Sócrates vinha de fratura na tíbia, Zico tinha operado o joelho, por isso eles só jogaram juntos por 65 minutos na estreia da dupla no Bahrein. Mas foi o suficiente para encantar os príncipes do país, que assistiram ao jogo do estádio e organizaram um farto banquete para os jogadores após a partida – a comida, porém, não agradou a todos; o Jornal do Brasil relatou reclamações de "tempero enjoativo".

Essa excursão também teve dois jogos cancelados: um contra a seleção do Yêmen do Sul, por causa do golpe militar que aconteceu no país; e outro diante do Al-Nasr, dos Emirados Árabes, porque a Seleção de Dubai, dirigida na época por Carlos Alberto Parreira, não liberou seus jogadores.

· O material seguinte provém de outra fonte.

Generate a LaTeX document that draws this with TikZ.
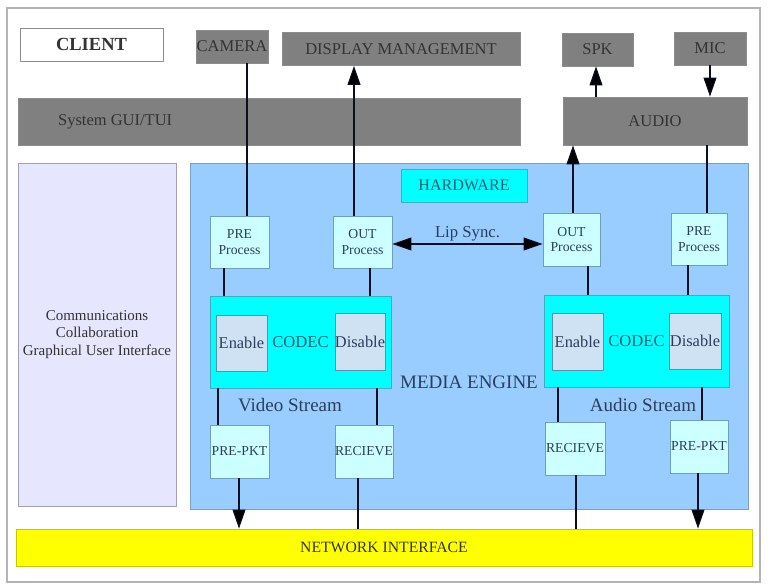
\documentclass[tikz,border=0pt]{standalone}
\usepackage{fontspec}
\setmainfont{Liberation Serif}
\usetikzlibrary{arrows.meta}
\definecolor{greyfill}{HTML}{808080}
\definecolor{greyline}{HTML}{8C8C8C}
\definecolor{txt}{HTML}{333333}
\definecolor{navy}{HTML}{2B3F5C}
\definecolor{teal}{HTML}{1E5E6E}
\definecolor{bluebg}{HTML}{99CCFF}
\definecolor{blueline}{HTML}{7F9FBF}
\definecolor{cyanfill}{HTML}{00FFFF}
\definecolor{cyanline}{HTML}{3FAFBF}
\definecolor{lcyan}{HTML}{CCFFFF}
\definecolor{lcyanline}{HTML}{6F9FBF}
\definecolor{endis}{HTML}{CFE2F3}
\definecolor{endisline}{HTML}{5F8FAF}
\definecolor{purple}{HTML}{E6E6FF}
\definecolor{purpleline}{HTML}{A0A0B0}
\definecolor{yellowfill}{HTML}{FFFF00}
\definecolor{yellowline}{HTML}{C8C800}
\definecolor{conn}{HTML}{0A1020}
\definecolor{frame}{HTML}{B4B4B4}
\tikzset{
  box/.style={rectangle, inner sep=0pt, line width=0.9pt, align=center},
  greybox/.style={box, fill=greyfill, draw=greyline, text=txt, font=\fontsize{16.5}{19}\selectfont},
  whitebox/.style={box, fill=white, draw=greyline, text=txt, font=\fontsize{18.5}{21}\selectfont\bfseries},
  procbox/.style={box, fill=lcyan, draw=lcyanline, text=navy, font=\fontsize{13.7}{15.5}\selectfont},
  codecbox/.style={box, fill=cyanfill, draw=cyanline, text=teal, font=\fontsize{16.6}{19}\selectfont},
  endisbox/.style={box, fill=endis, draw=endisline, text=navy, font=\fontsize{16.4}{19}\selectfont},
  bigtext/.style={text=navy, font=\fontsize{19}{22}\selectfont, inner sep=0pt},
  conline/.style={draw=conn, line width=1.1pt},
  conarrow/.style={conline, -{Triangle[width=13pt,length=19pt,fill=black]}},
  conboth/.style={conline, {Triangle[width=13pt,length=19pt,fill=black]}-{Triangle[width=13pt,length=19pt,fill=black]}}
}
\begin{document}
\begin{tikzpicture}[x=1pt,y=-1pt]
\useasboundingbox (0,0) rectangle (772,588);
\fill[white] (0,0) rectangle (772,588);
\draw[frame, line width=1.2pt] (7,8) rectangle (760,582);

% top row
\node[whitebox, minimum width=143pt, minimum height=33pt] (client) at (91.5,44.5) {CLIENT};
\node[greybox, minimum width=72pt, minimum height=33pt] (camera) at (232,46.5) {CAMERA};
\node[greybox, minimum width=238pt, minimum height=33pt] (display) at (401,49) {DISPLAY MANAGEMENT};
\node[greybox, minimum width=71pt, minimum height=33pt] (spk) at (597.5,49.5) {SPK};
\node[greybox, minimum width=72pt, minimum height=33pt] (mic) at (710,48.5) {MIC};

% second row
\node[greybox, minimum width=502pt, minimum height=47pt,
  label={[anchor=west, xshift=37pt, text=txt, font=\fontsize{16.5}{19}\selectfont]west:System GUI/TUI}] (gui) at (269,121.5) {};
\node[greybox, minimum width=184pt, minimum height=48pt] (audio) at (655,121) {AUDIO};

% left panel
\node[box, fill=purple, draw=purpleline, text=txt, minimum width=158pt, minimum height=343pt,
  font=\fontsize{15}{17.7}\selectfont] (comm) at (97,334.5) {Communications\\Collaboration\\Graphical User Interface};

% media engine
\node[box, fill=bluebg, draw=blueline, minimum width=558pt, minimum height=346pt] (engine) at (469,336) {};
\node[box, fill=cyanfill, draw=cyanline, text=teal, minimum width=126pt, minimum height=33pt,
  font=\fontsize{16.1}{19}\selectfont] (hardware) at (464,185.5) {HARDWARE};

\node[procbox, minimum width=59pt, minimum height=52pt] (vpre) at (239.5,242) {PRE\\Process};
\node[procbox, minimum width=59pt, minimum height=52pt] (vout) at (362.5,242) {OUT\\Process};
\node[procbox, minimum width=57pt, minimum height=53pt] (aout) at (571.5,239.5) {OUT\\Process};
\node[procbox, minimum width=56pt, minimum height=52pt] (apre) at (699,239) {PRE\\Process};

\node[codecbox, minimum width=181pt, minimum height=92pt] (vcodec) at (300.5,342) {CODEC};
\node[endisbox, minimum width=51pt, minimum height=56pt] (venable) at (241.5,343) {Enable};
\node[endisbox, minimum width=50pt, minimum height=57pt] (vdisable) at (360,341.5) {Disable};

\node[codecbox, minimum width=185pt, minimum height=92pt] (acodec) at (636.5,341) {CODEC};
\node[endisbox, minimum width=51pt, minimum height=57pt] (aenable) at (577.5,341.5) {Enable};
\node[endisbox, minimum width=52pt, minimum height=56pt] (adisable) at (695,341) {Disable};

\node[bigtext] (mediaengine) at (469,382) {MEDIA ENGINE};
\node[bigtext] (vstream) at (290,405) {Video Stream};
\node[bigtext] (astream) at (643,405) {Audio Stream};

\node[procbox, minimum width=59pt, minimum height=53pt] (vprepkt) at (239.5,451.5) {PRE-PKT};
\node[procbox, minimum width=58pt, minimum height=53pt] (vrecv) at (364,451.5) {RECIEVE};
\node[procbox, minimum width=60pt, minimum height=53pt] (arecv) at (575,448.5) {RECIEVE};
\node[procbox, minimum width=58pt, minimum height=53pt] (aprepkt) at (699,446.5) {PRE-PKT};

% network
\node[box, fill=yellowfill, draw=yellowline, text=txt, minimum width=736pt, minimum height=37pt,
  font=\fontsize{15.7}{18}\selectfont] (network) at (384,547.5) {NETWORK INTERFACE};

% connectors
\draw[conline] ([xshift=15pt]camera.south) -- ([xshift=7.5pt]vpre.north);
\draw[conarrow] ([xshift=-8.5pt]vout.north) -- ([xshift=-47pt]display.south);
\draw[conline] ([xshift=-15.5pt]vpre.south) -- ([xshift=-76.5pt]vcodec.north);
\draw[conline] ([xshift=7.5pt]vout.south) -- ([xshift=69.5pt]vcodec.north);
\draw[conline] ([xshift=-82.5pt]vcodec.south) -- ([xshift=-21.5pt]vprepkt.north);
\draw[conline] ([xshift=76.5pt]vcodec.south) -- ([xshift=13pt]vrecv.north);
\draw[conarrow] ([xshift=-0.5pt]vprepkt.south) -- ([xshift=-145pt]network.north);
\draw[conline] ([xshift=-6pt]vrecv.south) -- ([xshift=-26pt]network.north);

\draw[conarrow] ([xshift=1.5pt]aout.north) -- ([xshift=-82pt]audio.south);
\draw[conline] ([xshift=8pt]apre.north) -- ([xshift=52pt]audio.south);
\draw[conarrow] ([xshift=-59pt]audio.north) -- ([xshift=-1.5pt]spk.south);
\draw[conarrow] (mic.south) -- ([xshift=55pt]audio.north);
\draw[conline] ([xshift=16.5pt]aout.south) -- ([xshift=-48.5pt]acodec.north);
\draw[conline] ([xshift=-11pt]apre.south) -- ([xshift=51.5pt]acodec.north);
\draw[conline] ([xshift=-78.5pt]acodec.south) -- ([xshift=-17pt]arecv.north);
\draw[conline] ([xshift=65.5pt]acodec.south) -- ([xshift=3pt]aprepkt.north);
\draw[conline] ([xshift=1pt]arecv.south) -- ([xshift=192pt]network.north);
\draw[conarrow] ([xshift=-1pt]aprepkt.south) -- ([xshift=314pt]network.north);

\draw[conboth] ([yshift=-2pt]vout.east) -- node[above=1pt, text=navy, font=\fontsize{16.7}{19}\selectfont, inner sep=1pt] (lipsync) {Lip Sync.} ([yshift=-4.5pt]aout.west);
\end{tikzpicture}
\end{document}
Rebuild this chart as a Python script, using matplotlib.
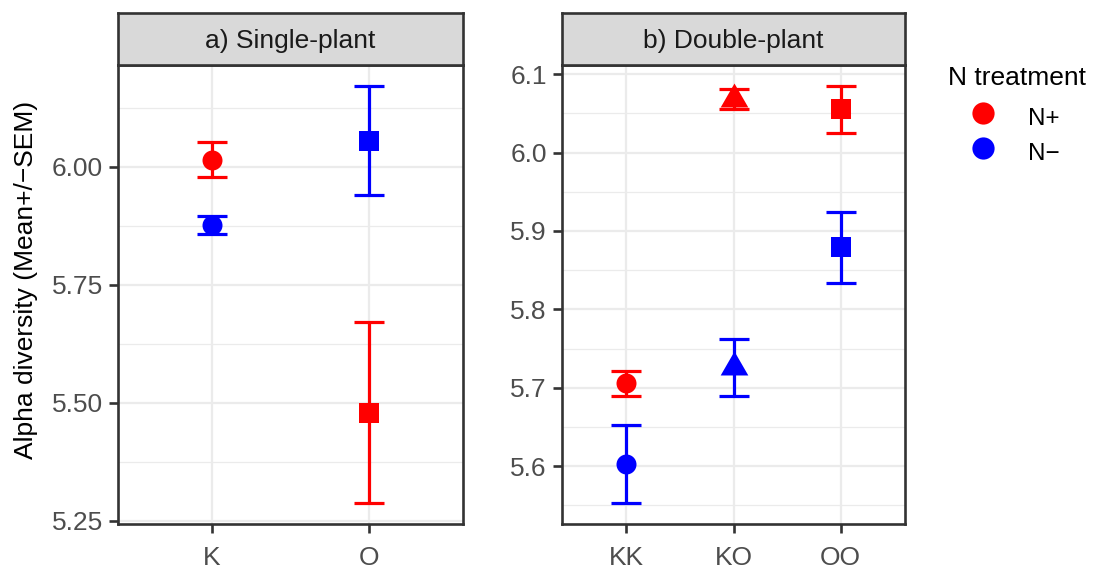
import numpy as np
import matplotlib.pyplot as plt
from matplotlib.lines import Line2D
from matplotlib.ticker import FixedLocator, FormatStrFormatter

plt.rcParams['font.family'] = ['Liberation Sans', 'DejaVu Sans']

# Data: mean and SEM of alpha diversity
single_groups = ['K', 'O']
single_shapes = ['o', 's']
single_np_mean = [6.015, 5.479]
single_np_sem = [0.037, 0.192]
single_nm_mean = [5.877, 6.055]
single_nm_sem = [0.019, 0.116]

double_groups = ['KK', 'KO', 'OO']
double_shapes = ['o', '^', 's']
double_np_mean = [5.706, 6.068, 6.055]
double_np_sem = [0.016, 0.013, 0.030]
double_nm_mean = [5.603, 5.726, 5.879]
double_nm_sem = [0.050, 0.036, 0.045]

treatments = ['N+', 'N\u2212']
colors = ['#FF0000', '#0000FF']

W, H = 1093, 570
fig = plt.figure(figsize=(W / 100, H / 100), dpi=100)

dark = '#333333'
grid_col = '#EBEBEB'

# ggplot-like equilateral triangle
tri = [(0, 1), (-0.866, -0.5), (0.866, -0.5), (0, 1)]
marker_map = {'o': ('o', 14.4), 's': ('s', 14.4), '^': (tri, 23)}


def px_axes(x0, y0, x1, y1):
    return fig.add_axes([x0 / W, 1 - y1 / H, (x1 - x0) / W, (y1 - y0) / H])


def panel(x0, x1, title, groups, shapes, means, sems, major, minor, fmt):
    ax = px_axes(x0, 65, x1, 524)
    xs = np.arange(len(groups))
    for mean, sem, col in zip(means, sems, colors):
        for x, m, s, mk in zip(xs, mean, sem, shapes):
            ax.errorbar(x, m, yerr=s, fmt='none', ecolor=col, elinewidth=2.3,
                        capsize=11, capthick=2.3, zorder=3)
            shape, ms = marker_map[mk]
            ax.plot(x, m, marker=shape, color=col, markersize=ms,
                    markeredgewidth=0, linestyle='none', zorder=4)
    allv = [m - s for mean, sem in zip(means, sems) for m, s in zip(mean, sem)]
    allv += [m + s for mean, sem in zip(means, sems) for m, s in zip(mean, sem)]
    lo, hi = min(allv), max(allv)
    pad = (hi - lo) * 0.05
    ax.set_ylim(lo - pad, hi + pad)
    ax.set_xlim(-0.6, len(groups) - 0.4)
    ax.set_xticks(xs)
    ax.set_xticklabels(groups)
    ax.yaxis.set_major_locator(FixedLocator(major))
    ax.yaxis.set_minor_locator(FixedLocator(minor))
    ax.yaxis.set_major_formatter(FormatStrFormatter(fmt))
    ax.grid(True, which='major', color=grid_col, linewidth=1.6, zorder=0)
    ax.grid(True, which='minor', axis='y', color=grid_col, linewidth=0.9, zorder=0)
    ax.set_axisbelow(True)
    for sp in ax.spines.values():
        sp.set_color(dark)
        sp.set_linewidth(1.9)
    ax.tick_params(which='major', length=6.5, width=1.9, color=dark,
                   labelsize=19, labelcolor='#4D4D4D')
    ax.tick_params(axis='y', pad=4.5)
    ax.tick_params(axis='x', pad=9)
    ax.tick_params(which='minor', length=0)

    st = px_axes(x0, 13, x1, 65)
    st.set_facecolor('#D9D9D9')
    st.set_xticks([])
    st.set_yticks([])
    for sp in st.spines.values():
        sp.set_color(dark)
        sp.set_linewidth(1.9)
    st.text(0.5, 0.47, title, transform=st.transAxes, ha='center', va='center',
            fontsize=19, color='#1A1A1A')
    return ax


panel(118, 463, 'a) Single-plant', single_groups, single_shapes,
      [single_np_mean, single_nm_mean], [single_np_sem, single_nm_sem],
      [5.25, 5.50, 5.75, 6.00], [5.375, 5.625, 5.875, 6.125], '%.2f')
panel(562, 905, 'b) Double-plant', double_groups, double_shapes,
      [double_np_mean, double_nm_mean], [double_np_sem, double_nm_sem],
      [5.6, 5.7, 5.8, 5.9, 6.0, 6.1], [5.55, 5.65, 5.75, 5.85, 5.95, 6.05], '%.1f')

fig.text(26 / W, 1 - 280 / H, 'Alpha diversity (Mean+/\u2212SEM)', rotation=90,
         ha='center', va='center', fontsize=19, color='#000000')

# legend
fig.text(948 / W, 1 - 85 / H, 'N treatment', ha='left', va='baseline',
         fontsize=19, color='#000000')
for i, (lab, col) in enumerate(zip(treatments, colors)):
    yc = 112.5 + 35.5 * i
    fig.add_artist(Line2D([982.5 / W], [1 - yc / H], marker='o', color=col,
                          markersize=16, markeredgewidth=0, linestyle='none',
                          transform=fig.transFigure))
    fig.text(1028 / W, 1 - (yc + 12.5) / H, lab, ha='left', va='baseline',
             fontsize=17.5, color='#000000')

fig.savefig('out.png', dpi=100)
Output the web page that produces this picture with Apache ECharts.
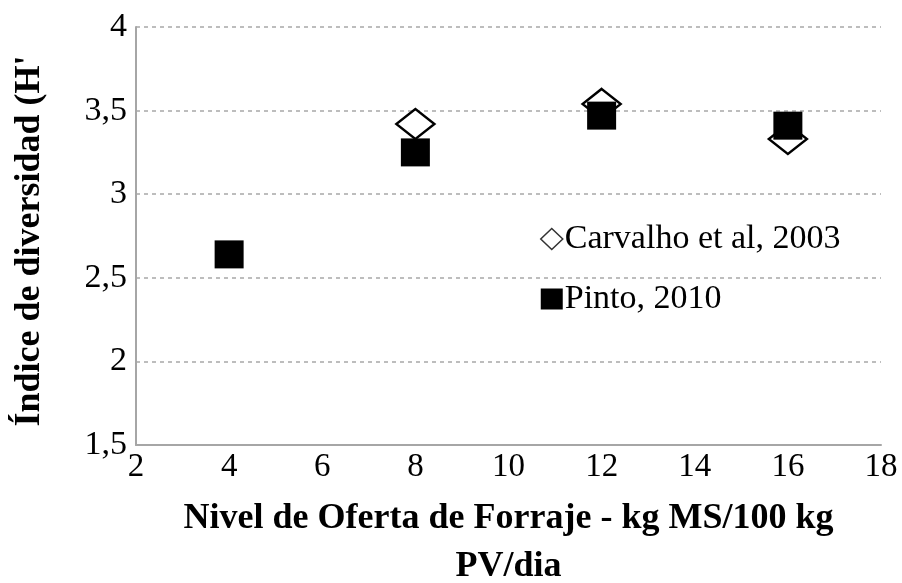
<!DOCTYPE html>
<html>
<head>
<meta charset="utf-8">
<script src="https://cdn.jsdelivr.net/npm/echarts@6/dist/echarts.min.js"></script>
<style>
  html, body { margin: 0; padding: 0; background: #fff; }
  #chart { width: 902px; height: 583px; }
</style>
</head>
<body>
<div id="chart"></div>
<script>
// datos
const carvalhoX = [8, 12, 16]
const carvalhoY = [3.42, 3.54, 3.33]
const pintoX = [4, 8, 12, 16]
const pintoY = [2.64, 3.25, 3.47, 3.41]
const seriesNames = ['Carvalho et al, 2003', 'Pinto, 2010']

const serif = 'Liberation Serif, Times New Roman, serif'

const chart = echarts.init(document.getElementById('chart'))

const option = {
  animation: false,
  backgroundColor: '#fff',
  grid: {
    left: 136,
    right: 21,
    top: 27,
    bottom: 138,
    outerBoundsMode: 'none'
  },
  legend: {
    orient: 'vertical',
    left: 540,
    top: 222,
    padding: 0,
    itemGap: 26,
    itemWidth: 22,
    itemHeight: 21,
    textStyle: {
      fontFamily: serif,
      fontSize: 34,
      color: '#000',
      padding: [0, 0, 0, -3]
    },
    data: [
      {
        name: seriesNames[0],
        icon: 'diamond',
        itemStyle: { color: '#fff', borderColor: '#333', borderWidth: 1.5 }
      },
      {
        name: seriesNames[1],
        icon: 'rect',
        itemStyle: { color: '#000' }
      }
    ]
  },
  xAxis: {
    type: 'value',
    min: 2,
    max: 18,
    interval: 2,
    name: 'Nivel de Oferta de Forraje - kg MS/100 kg\nPV/dia',
    nameLocation: 'middle',
    nameGap: 50,
    nameTextStyle: {
      fontFamily: serif,
      fontSize: 36,
      fontWeight: 'bold',
      color: '#000',
      lineHeight: 48
    },
    axisLine: { lineStyle: { color: '#a6a6a6', width: 2 } },
    axisTick: { show: false },
    splitLine: { show: false },
    axisLabel: {
      fontFamily: serif,
      fontSize: 33,
      color: '#000',
      margin: 6
    }
  },
  yAxis: {
    type: 'value',
    min: 1.5,
    max: 4,
    interval: 0.5,
    name: "Índice de diversidad (H'",
    nameLocation: 'middle',
    nameGap: 88,
    nameTextStyle: {
      fontFamily: serif,
      fontSize: 36,
      fontWeight: 'bold',
      color: '#000',
      padding: [0, 10, 0, 0]
    },
    axisLine: { show: true, lineStyle: { color: '#a6a6a6', width: 2 } },
    axisTick: { show: false },
    splitLine: {
      show: true,
      lineStyle: { color: '#a8a8a8', type: [4, 4], width: 1.5 }
    },
    axisLabel: {
      fontFamily: serif,
      fontSize: 34,
      color: '#000',
      margin: 9,
      formatter: v => String(v).replace('.', ',')
    }
  },
  series: [
    {
      name: seriesNames[0],
      type: 'scatter',
      symbol: 'diamond',
      symbolSize: [38, 30],
      itemStyle: { color: '#fff', borderColor: '#000', borderWidth: 2.5, opacity: 1 },
      data: carvalhoX.map((x, i) => [x, carvalhoY[i]]),
      z: 2
    },
    {
      name: seriesNames[1],
      type: 'scatter',
      symbol: 'rect',
      symbolSize: [29, 28],
      itemStyle: { color: '#000', opacity: 1 },
      data: pintoX.map((x, i) => [x, pintoY[i]]),
      z: 3
    }
  ]
}

chart.setOption(option)
</script>
</body>
</html>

Sócrates e Zico na concentração da seleção brasileira em 1986 — Foto: AP

Sócrates e Zico na concentração da seleção brasileira em 1986 — Foto: AP

Com "tempo sobrando" pelos cancelamentos, os jogadores passeavam e faziam compras. Só que Zico teve uma dor de cabeça: viu a propaganda "Zico Jeans" em uma loja que explorava a sua imagem. Ao Jornal do Brasil, ele criticou: "É lamentável que isso aconteça. Fico triste com esse tipo de procedimento. A meu ver, desonesto. Infelizmente, a gente não pode fazer nada. Se o dono da loja tivesse pelo menos um pingo de respeito, deveria fechar a butique durante o período em que o Flamengo está na cidade"

No último jogo no Oriente Médio até esta terça-feira, o Flamengo foi ao Iraque enfrentar a seleção do país, que era treinada naquela época por Edu Antunes Coimbra, irmão de Zico, e havia se classificado pela primeira vez para a Copa do Mundo – jogou a edição daquela ano no México e terminou com a penúltima pior campanha. Diante de mais de 60 mil pessoas, o Rubro-Negro se despediu com vitória.

Para voltar ao Brasil, Zico teve que se separar da delegação, que faria escala na Itália. Por conta problemas com o Fisco italiano quando defendeu a Udinese, o ídolo rubro-negro pegou outro voo, com escala em Frankfurt, na Alemanha. O Flamengo esperava 130 mil dólares (cerca de 2 bilhões de cruzeiros na cotação da época) na excursão, mas devido aos cancelamentos ficou com menos da metade.